You can also pay by card in the larger restaurants. Keep in mind that local restaurants and shops only accept cash and often don’t have change bills. So always make sure you have coins with you.
- Safety
Peru is a safe country. There is crime, but the biggest problem is theft. Always use your common sense and make sure that you will not end up in crazy, deserted places at night. Do not advertise with expensive items such as phones and cameras. You really have to trust your gut to know when you can take your phone and camera out.
Peru’s central emergency number is: 117. You can call this number free of charge.
Make sure you look up the number of your countries embassy and save both numbers before you leave for Peru! You can read more about safety here.
- Electricity
They use the American system in Peru: 220 volts and a plug with two flat pins. So, make sure you have a world plug to charge all your equipment!
- Transportation
Regarding the practical part to get around in Peru, there are plenty of bus companies in Peru who can take you all around the country. Many people think Cruz Del Sur is really chill, but I actually choose Oltursa every time because it’s cheaper. Both companies offer basic and comfort seats. And in both buses you have a chance that it will smells like piss in the back of the bus, because someone couldn’t behave again. But that’s the backpack life I guess.

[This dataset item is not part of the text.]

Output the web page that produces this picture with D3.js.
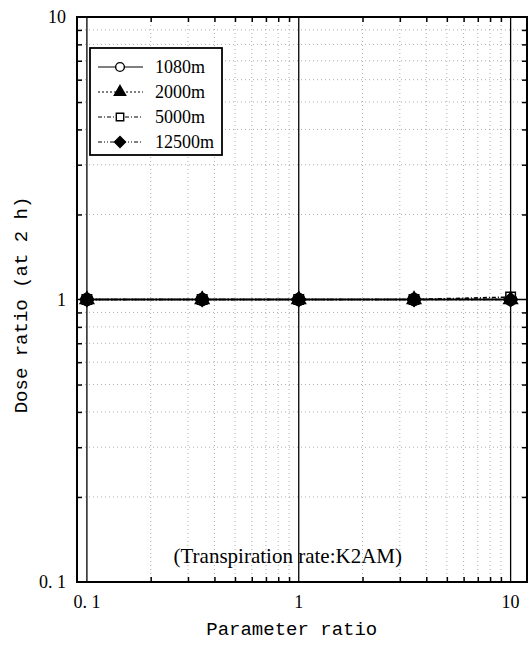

After 7 months of travelling I have gotten used to the bus life, even though I am extremely car sick. So as long as I can safely go from point A to point B with a little leg room and a comfortable seat, I am happy with the situation. When I notice that the buses have very bad reviews and when I have to travel more than 10 hours, I usually choose to fly.
- Vaccination
Here you will find an overview of the vaccinations you need for Peru.
Make an appointment for your vaccinations in time before you leave. Many people do not take vaccinations because they find it very expensive and / or unnecessary. In some countries, however, certain vaccinations are mandatory, such as yellow fever. You need to be able to show this by means of a vaccination booklet. Keep this in mind. No vaccination is compulsory in Peru
You can get infectious diseases in Peru. The vaccinations are therefore certainly necessary to protect yourself.
Tip: check if your health insurance covers the vaccinations. Do they not compensate for this? Then change your insurance if that’s possible in your country. This can save you a lot of money!


My itinerary: Lima – Huaraz – Paracas – Ica/Huacachina – Cusco.